The girl's voice faded out slowly.

That was what she had thought sometime before her death. Is she getting tired from running because she had not been involved in any exercise since high school? Then what about running out of breath just from going up and down the stairs? Is this also because of low stamina?

At that moment, the girl remembered—'ah, I have been using the elevator and escalators recently and have hardly used my legs to walk. I have only used the car or the train when going outside somewhere, not walking more than a kilometer'.

As that bubble dissolved and disappeared, the next bubble came rising up.

(Something's weird. Was I, always this weak?)

Before she knew it, the girl had become unable to properly continue standing. Many times when she went to sleep at night, she felt suffocated and often woke up feeling dizzy.

Is lack of sleep the reason behind the swelling on her limbs and face?

This condition continued and finally after collapsing more than 5 times, the girl took a break from her studies and returned to her parents to start controlling her life and health thoroughly. Every single day, she woke up at the designated time like a machine, ate calculated amount of food and had done the proper amount of exercise.

However, the situation did not turn for the better at all. On the contrary, she had started to feel a pain in her chest from time to time.

And then, on a certain night, she writhed in pain and passed away.

The bubble distorted as if it was twisting the body. The pain and suffering the girl felt lightly covered me like the bubble and just when I thought I could somehow get past this crushing pain, the next bubble came floating.

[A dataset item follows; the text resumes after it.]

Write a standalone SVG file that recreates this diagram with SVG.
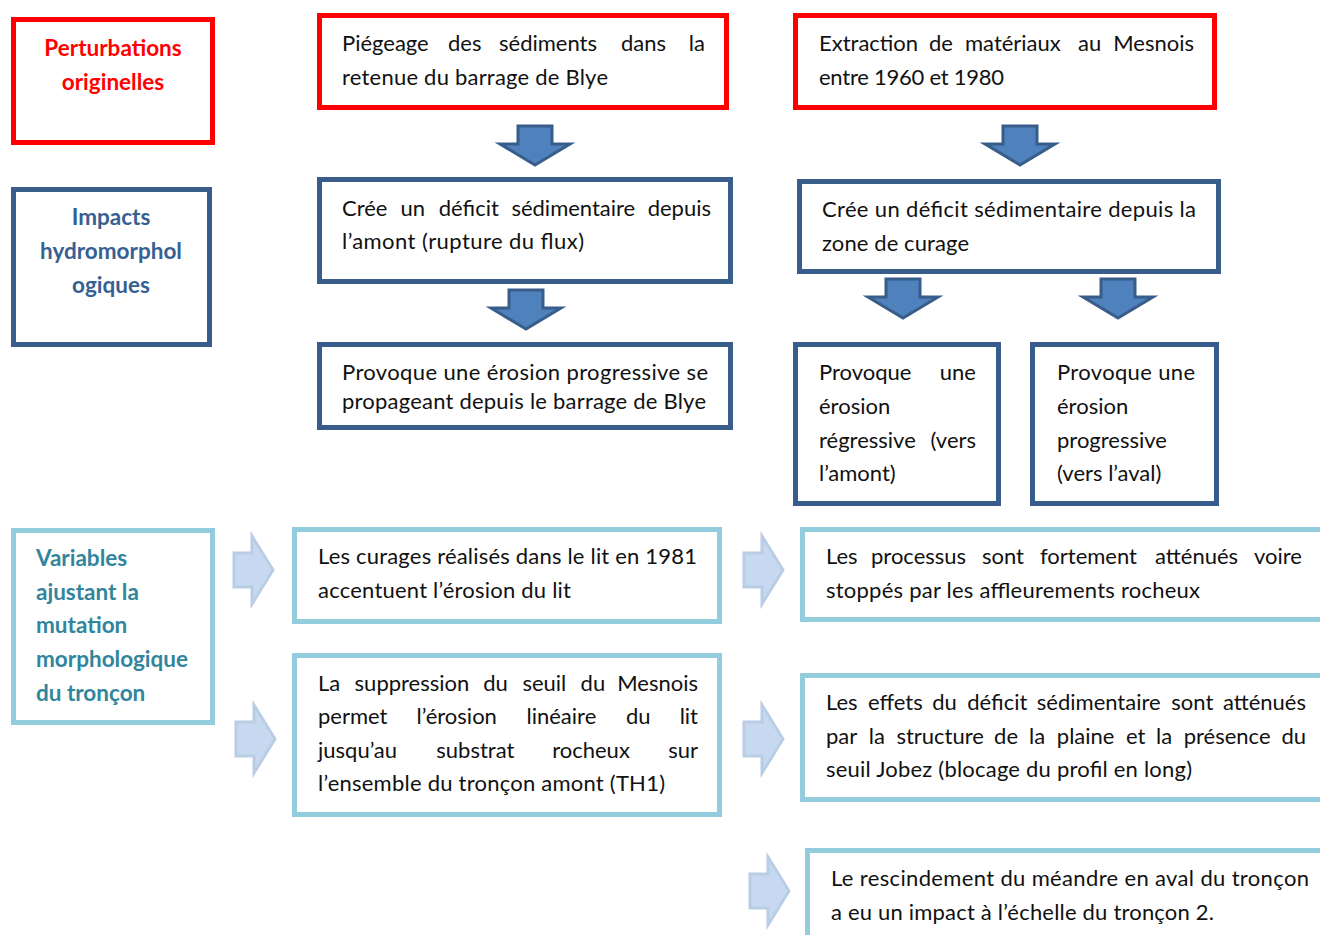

The girl did not have a clear opinion on most things.

This grew worse when the subject at hand was difficult—for example, although the girl was able to talk about her favorite food, she couldn't say whether it was good or bad to eat an intelligent animal.

On the other hand, her younger sister was a person who voiced her opinion clearly and disliked the tendency of giving vague answers.

The younger sister was not pleased with her elder sister's weak-mindedness and the elder sister was unable to comprehend her younger sister's ability to properly express herself.

As if to represent the things it projected, the bubble disappeared after becoming vague and blurry. The next bubble came floating up.

'You seem to be in bad shape recently. Are you doing alright?'

After collapsing thrice during a lecture, she was finally called to talk to the instructor. Seeing the girl's badly swollen face, the instructor recommended a checkup at the hospital.

The girl had gone for a checkup but maybe because they couldn't find out the exact reason for her illness, they told her to reconsider her daily habits and way of life.

The girl had done everything she could in her atypical student life, however, her condition had only worsened.

The faded bubble disappeared once again. I had slowly started to feel my heart growing dry from looking at the bubbles. Without a care in the world, the next bubble came floating up and I helplessly took it in.

When the girl had returned to her parents' home and was re-evaluating her daily life, her parents recommended her to do something for entertainment, as well. Certainly, the plan the girl came up with was too mechanical.

However, the girl was unable to think of something that would bring her pleasure or entertainment. The girl had no special hobbies. She usually just watched television or checked the internet, read the manga or magazine she borrowed from a friend—activities to kill time.

'—Hey, this game is recommended by a lotta people, you wanna try it?'

Being unable to look at the girl's condition, her younger sister suggested.

I felt goosebumps all over my body. For some reason, that is one memory I do not want to recall. It makes feel extremely sick.

The moment I thought that, I had vigorously emerged to the surface.

The faded bubble and the loathsome tint—everything lost color and rapidly disappeared into the distance.

Even still, I didn't wake from the dream. This time, being overwhelmed by slumber and feeling everything grow distant, I was made to gaze at my world.